I’m not going to argue that I’m less than wonderful, and ditto for the folks who are wise enough to sign up for my class; I’m far too immodest.
That said, if anybody’s found any statistical difference between the behavior of permit holder in Minnesota — where training is required — and Pennsylvania — where it isn’t — I’d love to see it, if only for marketing purposes.
The norm? Most people don’t legally carry, of course; in Minnesota, we’re now up to just over 55,000 active permits; just over 1% of the population and about twice that of the eligible population.
Which still makes it commonplace. Lawyers are a smaller percentage of the Minnesota population, for example, and there’s lots and lots of lawyers around. (Not that there’s anything wrong with that; some of my best friends, and all…) I’m guessing that we’ve got just about as many permit holders in Minnesota as we do lesbians (and there are a few lesbian permit holders, too; I ended up doing what turned out to be — just by coincidence; I don’t discriminate — a lesbians-only carry class a few years back). Most Minnesotans aren’t lesbians, of course; but there’s lots and lots around. (Not that there’s anything wrong with that, either.) So, it’s common, and the odds are pretty good — approaching 100% — that if you go about a typical day hereabouts (driving to work, going out for lunch, shopping, etc.) you’re going to be around quite a few folks legally carring, and probably won’t notice it. (I only occasionally do, and it’s something I look for.)
It would be an overstatement to say that gangbangers — even ones without felony convictions — never try to get carry permits; a few folks have been turned down, in Minnesota, for being on the gangbanger list. (Just FYI: somebody put on the list does have a due process right to appeal that; I’ve now exhausted my knowledge of that subject.) That said, my strong belief — based on conversations with some folks who handle permit applications — is that bangers walking voluntarily into a sheriff’s office are vanishingly rare, for obvious reasons. (As is, so I’m told, adults getting onto the gangbanger list without having already gotten a felony conviction. Maybe the cops are missing a lot of gangbangers; my guess is it’s for the same reason that an acquaintance of mine who works in the prison system here famously observed: “You don’t exactly find a lot of Lex Luthors in prison.” Largely, the bangers who reach 21 have been bangers — and in trouble — for years and years.

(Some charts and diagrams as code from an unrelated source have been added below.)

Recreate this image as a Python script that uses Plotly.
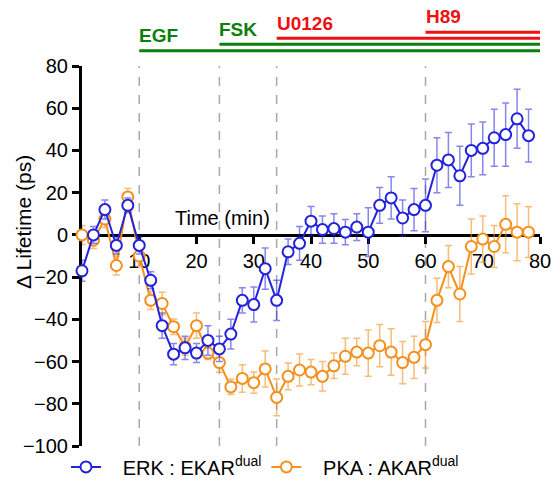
import plotly.graph_objects as go

# ---- data ----
time_min = list(range(0, 80, 2))

erk_mean = [-17, 0, 12, -5, 14, -5, -21.5, -43, -56.5, -53.5,
            -56, -50, -54, -47, -31, -33, -16, -31, -8, -4,
            6.5, 2.5, 3, 1.3, 3.7, 1.3, 14, 17.5, 8, 12,
            14, 33, 35.5, 28, 40, 41, 46, 47.5, 55, 47]
erk_err = [5, 4, 4.5, 4, 3.5, 4, 4, 6, 5, 5.5,
           4.5, 7, 6, 7, 6, 8.3, 9.8, 9.5, 6, 8,
           7, 6.5, 7, 6, 6.3, 11.5, 8.5, 10, 8.5, 10,
           12.5, 13, 13, 14, 12.5, 12.5, 13.5, 15, 14, 12.5]

pka_mean = [0, -2.5, 7.5, -14.5, 18, -10, -31, -32.5, -43.5, -53,
            -43, -56, -60.5, -72, -68, -70, -63.5, -77, -67, -64,
            -65, -67, -62, -57.5, -55.5, -56, -52.5, -55.5, -60.5, -58,
            -52, -31, -15, -28, -5.5, -2, -5.5, 5, 1.3, 1.3]
pka_err = [4.5, 4, 4, 4.5, 4, 5, 4.3, 5.3, 3.7, 4,
           6, 3, 4.6, 3.6, 6.5, 5, 8.5, 8.7, 6.3, 7.6,
           6, 7, 6, 8.5, 6.5, 11, 10, 11, 10, 10,
           11, 10.5, 10, 13, 13, 11, 10, 13.5, 13.5, 12]

event_names = ["EGF", "FSK", "U0126", "H89"]
event_times = [10, 24, 34, 60]
event_colors = ["#0b7f0b", "#0b7f0b", "#ee1111", "#ee1111"]

y_ticks = list(range(-100, 81, 20))
x_ticks = list(range(10, 81, 10))

BLUE = "#2323dc"
ORANGE = "#f5901e"
FONT = "Liberation Sans, Arial, sans-serif"

fig = go.Figure()

fig.add_trace(go.Scatter(
    x=time_min, y=pka_mean, mode="lines+markers",
    name="&nbsp;&nbsp;&nbsp;PKA : AKAR<sup>dual</sup>", legendrank=2,
    line=dict(color=ORANGE, width=2),
    marker=dict(symbol="circle", size=11, color="white",
                line=dict(color=ORANGE, width=2)),
    error_y=dict(type="data", array=pka_err, color="rgba(245,144,30,0.6)",
                 thickness=1.5, width=3.5),
    cliponaxis=False,
))
fig.add_trace(go.Scatter(
    x=time_min, y=erk_mean, mode="lines+markers",
    name="&nbsp;&nbsp;&nbsp;ERK : EKAR<sup>dual</sup>", legendrank=1,
    line=dict(color=BLUE, width=2),
    marker=dict(symbol="circle", size=11, color="white",
                line=dict(color=BLUE, width=2)),
    error_y=dict(type="data", array=erk_err, color="rgba(35,35,220,0.55)",
                 thickness=1.5, width=3.5),
    cliponaxis=False,
))

shapes = []
# dashed event lines
for t in event_times:
    shapes.append(dict(type="line", xref="x", yref="y", x0=t, x1=t,
                       y0=y_ticks[0], y1=y_ticks[-1], layer="below",
                       line=dict(color="#a8a8a8", width=1.5, dash="dash")))
# treatment bars above plot
bar_y = [1.0403, 1.0571, 1.0729, 1.0887]
label_y = [1.080, 1.097, 1.113, 1.129]
annotations = []
for name, t, c, by, ly in zip(event_names, event_times, event_colors, bar_y, label_y):
    shapes.append(dict(type="line", xref="x", yref="paper", x0=t, x1=80,
                       y0=by, y1=by, line=dict(color=c, width=3)))
    annotations.append(dict(text="<b>%s</b>" % name, xref="x", yref="paper",
                            x=t, y=ly, xanchor="left", yanchor="middle",
                            showarrow=False, xshift=-2,
                            font=dict(color=c, size=19, family=FONT)))

annotations.append(dict(text="Time (min)", xref="x", yref="y", x=16.2, y=8,
                        xanchor="left", yanchor="middle", showarrow=False,
                        xshift=-2, font=dict(size=20, color="black", family=FONT)))
annotations.append(dict(text="Δ Lifetime (ps)", xref="paper", yref="paper",
                        x=-0.129, y=0.589, xanchor="center", yanchor="middle",
                        textangle=-90, showarrow=False,
                        font=dict(size=21, color="black", family=FONT)))

fig.update_layout(
    width=553, height=485, autosize=False,
    margin=dict(l=82, r=13, t=66, b=39, autoexpand=False),
    paper_bgcolor="white", plot_bgcolor="white",
    font=dict(family=FONT, color="black", size=20),
    shapes=shapes, annotations=annotations,
    showlegend=True,
    legend=dict(orientation="h", x=-0.035, xanchor="left", y=-0.055,
                yanchor="middle", font=dict(size=20), bgcolor="rgba(0,0,0,0)",
                itemclick=False),
    xaxis=dict(range=[0, 80], anchor="free", position=100 / 180,
               tickvals=x_ticks, ticks="outside", ticklen=7, tickwidth=3,
               tickcolor="black", showline=True, linewidth=3, linecolor="black",
               showgrid=False, zeroline=False, layer="below traces",
               tickfont=dict(size=20)),
    yaxis=dict(range=[-100, 80], tickvals=y_ticks, ticks="outside", ticklen=7,
               tickwidth=3, tickcolor="black", showline=True, linewidth=3,
               linecolor="black", showgrid=False, zeroline=False,
               layer="below traces", tickfont=dict(size=20)),
)

fig.write_html("out.html")
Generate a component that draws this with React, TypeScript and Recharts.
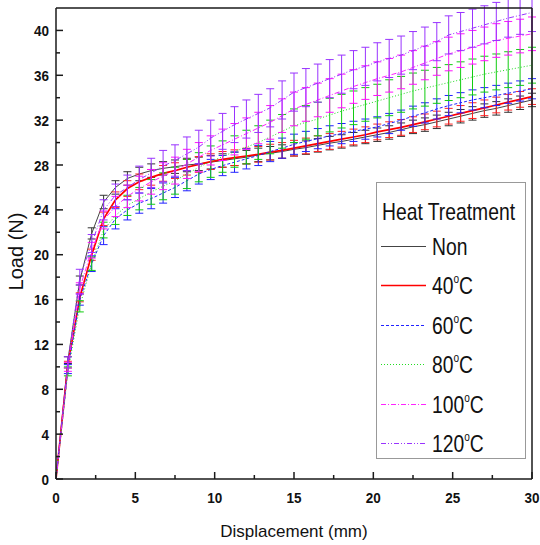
import React from "react";
import {
  ErrorBar,
  Line,
  LineChart,
  ReferenceLine,
  XAxis,
  YAxis,
} from "recharts";

// displacement (mm) where each reading was taken
const displacement = [
  0, 0.75, 1.5, 2.25, 3, 3.75, 4.5, 5.25, 6, 6.75, 7.5, 8.25, 9, 9.75, 10.5,
  11.25, 12, 12.75, 13.5, 14.25, 15, 15.75, 16.5, 17.25, 18, 18.75, 19.5,
  20.25, 21, 21.75, 22.5, 23.25, 24, 24.75, 25.5, 26.25, 27, 27.75, 28.5,
  29.25, 30,
];

// load (N) per treatment
const loadNon = [
  0, 10.6, 17.7, 21.9, 24.7, 26.0, 26.8, 27.2, 27.5, 27.7, 27.85, 28.0, 28.1,
  28.25, 28.4, 28.55, 28.7, 28.9, 29.05, 29.2, 29.4, 29.55, 29.75, 29.95, 30.1,
  30.3, 30.5, 30.7, 30.9, 31.15, 31.4, 31.6, 31.85, 32.1, 32.35, 32.6, 32.85,
  33.05, 33.3, 33.55, 33.8,
];
const load40 = [
  0, 10.2, 16.2, 20.0, 23.2, 24.9, 25.9, 26.5, 26.9, 27.25, 27.5, 27.8, 28.05,
  28.3, 28.5, 28.65, 28.8, 28.95, 29.15, 29.3, 29.5, 29.7, 29.9, 30.1, 30.3,
  30.5, 30.7, 30.95, 31.15, 31.35, 31.6, 31.85, 32.1, 32.35, 32.6, 32.85, 33.1,
  33.35, 33.6, 33.85, 34.1,
];
const load60 = [
  0, 9.8, 16.0, 19.2, 21.7, 23.2, 24.0, 24.6, 25.0, 25.5, 26.0, 26.6, 27.2,
  27.6, 27.95, 28.25, 28.55, 28.85, 29.2, 29.5, 29.85, 30.1, 30.35, 30.6, 30.8,
  31.0, 31.2, 31.4, 31.7, 32.0, 32.35, 32.65, 33.0, 33.3, 33.55, 33.8, 34.0,
  34.2, 34.4, 34.6, 34.8,
];
const load80 = [
  0, 9.6, 15.4, 19.2, 22.2, 23.5, 24.4, 25.0, 25.6, 26.1, 26.6, 27.2, 27.8,
  28.3, 28.75, 29.2, 29.6, 30.0, 30.5, 31.0, 31.5, 31.8, 32.1, 32.45, 32.8,
  33.1, 33.4, 33.7, 34.0, 34.3, 34.6, 34.85, 35.1, 35.35, 35.6, 35.85, 36.1,
  36.3, 36.5, 36.7, 36.9,
];
const load100 = [
  0, 10.0, 17.0, 20.4, 23.1, 24.3, 25.2, 25.9, 26.5, 27.0, 27.5, 28.1, 28.7,
  29.3, 29.8, 30.3, 30.8, 31.3, 31.8, 32.4, 33.0, 33.4, 33.8, 34.2, 34.6, 35.0,
  35.35, 35.7, 36.0, 36.3, 36.7, 37.1, 37.5, 37.9, 38.2, 38.5, 38.8, 39.1,
  39.3, 39.5, 39.7,
];
const load120 = [
  0, 10.4, 18.0, 21.0, 24.0, 25.3, 26.0, 26.7, 27.3, 27.9, 28.4, 29.0, 29.6,
  30.4, 31.0, 31.6, 32.1, 32.6, 33.1, 33.8, 34.5, 34.9, 35.3, 35.7, 36.1, 36.5,
  36.8, 37.2, 37.5, 37.8, 38.2, 38.6, 39.0, 39.6, 39.9, 40.2, 40.5, 40.8, 41.1,
  41.35, 41.6,
];

// +/- error (N) per treatment
const errNon = [
  0, 0.3, 0.4, 0.5, 0.6, 0.6, 0.6, 0.6, 0.6, 0.6, 0.6, 0.6, 0.6, 0.6, 0.6,
  0.6, 0.6, 0.6, 0.6, 0.6, 0.6, 0.6, 0.6, 0.6, 0.6, 0.6, 0.6, 0.6, 0.6, 0.6,
  0.6, 0.6, 0.6, 0.6, 0.6, 0.6, 0.6, 0.6, 0.6, 0.6, 0.6,
];
const err40 = [
  0, 0.3, 0.4, 0.5, 0.6, 0.7, 0.7, 0.7, 0.7, 0.7, 0.7, 0.7, 0.7, 0.7, 0.7,
  0.7, 0.7, 0.7, 0.7, 0.7, 0.7, 0.7, 0.7, 0.7, 0.7, 0.7, 0.7, 0.7, 0.7, 0.7,
  0.7, 0.7, 0.7, 0.7, 0.7, 0.7, 0.7, 0.7, 0.7, 0.7, 0.7,
];
const err60 = [
  0, 0.4, 0.5, 0.7, 0.8, 0.9, 0.9, 0.9, 0.9, 0.9, 0.9, 0.9, 0.9, 0.9, 0.9,
  0.9, 0.9, 0.9, 0.9, 0.9, 0.9, 0.9, 0.9, 0.9, 0.9, 0.9, 0.9, 0.9, 0.9, 0.9,
  0.9, 0.9, 0.9, 0.9, 0.9, 0.9, 0.9, 0.9, 0.9, 0.9, 0.9,
];
const err80 = [
  0, 0.4, 0.5, 0.6, 0.7, 0.8, 0.9, 1.0, 1.1, 1.2, 1.2, 1.3, 1.3, 1.4, 1.4,
  1.4, 1.5, 1.5, 1.5, 1.5, 1.5, 1.5, 1.5, 1.5, 1.5, 1.5, 1.5, 1.5, 1.6, 1.6,
  1.6, 1.6, 1.6, 1.6, 1.6, 1.6, 1.6, 1.6, 1.6, 1.6, 1.6,
];
const err100 = [
  0, 0.4, 0.5, 0.7, 0.8, 0.9, 1.0, 1.1, 1.1, 1.2, 1.2, 1.3, 1.3, 1.3, 1.4,
  1.4, 1.4, 1.4, 1.5, 1.5, 1.5, 1.5, 1.5, 1.5, 1.5, 1.5, 1.5, 1.5, 1.5, 1.5,
  1.5, 1.5, 1.5, 1.5, 1.5, 1.5, 1.5, 1.5, 1.5, 1.5, 1.5,
];
const err120 = [
  0, 0.5, 0.7, 0.8, 0.9, 1.0, 1.1, 1.2, 1.3, 1.4, 1.4, 1.5, 1.5, 1.6, 1.6,
  1.6, 1.7, 1.7, 1.7, 1.7, 1.7, 1.7, 1.7, 1.7, 1.7, 1.7, 1.7, 1.7, 1.7, 1.7,
  1.7, 1.7, 1.7, 1.7, 1.7, 1.7, 1.7, 1.7, 1.7, 1.7, 1.7,
];

const yTicks = [
  0, 2, 4, 6, 8, 10, 12, 14, 16, 18, 20, 22, 24, 26, 28, 30, 32, 34, 36, 38, 40,
];
const xTicks = [0, 2.5, 5, 7.5, 10, 12.5, 15, 17.5, 20, 22.5, 25, 27.5, 30];

const series = [
  { key: "non", label: "Non", deg: false, load: loadNon, err: errNon, color: "#444444", bar: "#333333", width: 1, dash: undefined },
  { key: "t40", label: "40", deg: true, load: load40, err: err40, color: "#ff0000", bar: "#ff2222", width: 1.7, dash: undefined },
  { key: "t60", label: "60", deg: true, load: load60, err: err60, color: "#2222ff", bar: "#2222ff", width: 1, dash: "3 2" },
  { key: "t80", label: "80", deg: true, load: load80, err: err80, color: "#22dd22", bar: "#11cc11", width: 1, dash: "1 2" },
  { key: "t100", label: "100", deg: true, load: load100, err: err100, color: "#ff22ff", bar: "#ff11ff", width: 1, dash: "5 2 1 2" },
  { key: "t120", label: "120", deg: true, load: load120, err: err120, color: "#9933ff", bar: "#9933ff", width: 1, dash: "5 2 1 2 1 2" },
];

const rows = displacement.map((x, i) => {
  const row: Record<string, number> = { x };
  series.forEach((s) => {
    row[s.key] = s.load[i];
    row[s.key + "Err"] = s.err[i];
  });
  return row;
});

const AXIS = "#1a1a1a";
const FONT = "Arial, 'Liberation Sans', sans-serif";

const YTick = (props: any) => {
  const { x, y, payload } = props;
  const major = payload.value % 4 === 0;
  const ax = x + 7;
  return (
    <g>
      <line x1={ax} x2={ax + (major ? 7 : 4)} y1={y} y2={y} stroke={AXIS} strokeWidth={1.5} />
      {major && (
        <g transform={`translate(${x} ${y + 5.5}) scale(0.9 1)`}>
          <text x={0} y={0} textAnchor="end" fontSize={15} fontWeight="bold" fill="#111" fontFamily={FONT}>
            {payload.value}
          </text>
        </g>
      )}
    </g>
  );
};

const XTick = (props: any) => {
  const { x, y, payload } = props;
  const major = payload.value % 5 === 0;
  const ay = y - 10;
  return (
    <g>
      <line x1={x} x2={x} y1={ay} y2={ay - (major ? 7 : 4)} stroke={AXIS} strokeWidth={1.5} />
      {major && (
        <g transform={`translate(${x} ${y + 14}) scale(0.9 1)`}>
          <text x={0} y={0} textAnchor="middle" fontSize={15} fontWeight="bold" fill="#111" fontFamily={FONT}>
            {payload.value}
          </text>
        </g>
      )}
    </g>
  );
};

const YTitle = (props: any) => {
  const { viewBox } = props;
  const cx = viewBox.x + 23;
  const cy = viewBox.y + viewBox.height / 2 + 8;
  return (
    <text x={cx} y={cy} transform={`rotate(-90 ${cx} ${cy})`} textAnchor="middle" fontSize={20} fill="#111" fontFamily={FONT}>
      Load (N)
    </text>
  );
};

const XTitle = (props: any) => {
  const { viewBox } = props;
  return (
    <text x={viewBox.x + viewBox.width / 2} y={viewBox.y + 58} textAnchor="middle" fontSize={17} fill="#111" fontFamily={FONT}>
      Displacement (mm)
    </text>
  );
};

function HeatLegend() {
  return (
    <svg width={540} height={545} style={{ position: "absolute", left: 0, top: 0, pointerEvents: "none" }}>
      <rect x={376.5} y={182.5} width={149} height={276} fill="#fff" stroke="#999" strokeWidth={1} />
      <g transform="translate(382 220) scale(0.84 1)">
        <text x={0} y={0} fontSize={23} fill="#111" fontFamily={FONT}>Heat Treatment</text>
      </g>
      {series.map((s, i) => {
        const cy = Math.round(246 + i * 39.4) + 0.5;
        return (
          <g key={s.key}>
            <line x1={381} x2={426} y1={cy} y2={cy} stroke={s.color} strokeWidth={s.width} strokeDasharray={s.dash} />
            <g transform={`translate(432 ${cy + 8}) scale(0.84 1)`}>
              <text x={0} y={0} fontSize={23} fill="#111" fontFamily={FONT}>
                {s.label}
                {s.deg && (
                  <>
                    <tspan fontSize={12} dy={-11}>o</tspan>
                    <tspan dy={11}>C</tspan>
                  </>
                )}
              </text>
            </g>
          </g>
        );
      })}
    </svg>
  );
}

export default function App() {
  return (
    <div style={{ position: "absolute", left: 0, top: 0, width: 540, height: 545, background: "#fff" }}>
      <LineChart width={540} height={545} data={rows} margin={{ top: 8, right: 8, bottom: 0, left: 0 }}>
        <XAxis
          dataKey="x"
          type="number"
          domain={[0, 30]}
          allowDataOverflow
          ticks={xTicks}
          interval={0}
          height={66}
          tickSize={0}
          tickMargin={10}
          tickLine={false}
          tick={<XTick />}
          axisLine={{ stroke: AXIS, strokeWidth: 1.5 }}
          label={<XTitle />}
        />
        <YAxis
          type="number"
          domain={[0, 42]}
          allowDataOverflow
          ticks={yTicks}
          interval={0}
          width={56}
          tickSize={0}
          tickMargin={7}
          tickLine={false}
          tick={<YTick />}
          axisLine={{ stroke: AXIS, strokeWidth: 1.5 }}
          label={<YTitle />}
        />
        {series.map((s) => (
          <Line
            key={s.key}
            type="linear"
            dataKey={s.key}
            stroke={s.color}
            strokeWidth={s.width}
            strokeDasharray={s.dash}
            dot={false}
            isAnimationActive={false}
          >
            <ErrorBar dataKey={s.key + "Err"} direction="y" width={4} stroke={s.bar} strokeWidth={1} isAnimationActive={false} />
          </Line>
        ))}
        <ReferenceLine y={42} stroke={AXIS} strokeWidth={1.5} />
        <ReferenceLine x={30} stroke={AXIS} strokeWidth={1.5} />
      </LineChart>
      <HeatLegend />
    </div>
  );
}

Oh, and I don’t doubt that some tiny percentage of your previously nonfelon neighbors — and mine — might make a stupid and evil decision to kill somebody over a parking space.
I hope you won’t doubt that some percentage of folks who have made that stupid decision might reconsider it, fairly promptly, if they find themselves looking down the barrel of a gun, held by somebody who doesn’t want to kill them, but would prefer not to be bludgeoned or shot.
Therein lies the best argument for theoretical deterance, mutual destruction. If no one knows who around them is packing, but believes it likely that someone is, they will think twice before pulling out a weapon in the heat of the moment. Or, if both are arrogant, foolish and selfish enough, they start blasting away and pray they’re Aaron Burr instead of Alexander Hamilton.
Deterance isn’t just theoretical — it’s been done.
And, yup, around here, bangers seem to be pulling out guns and blazing away at each other on a daily basis. (That isn’t an exaggeration.)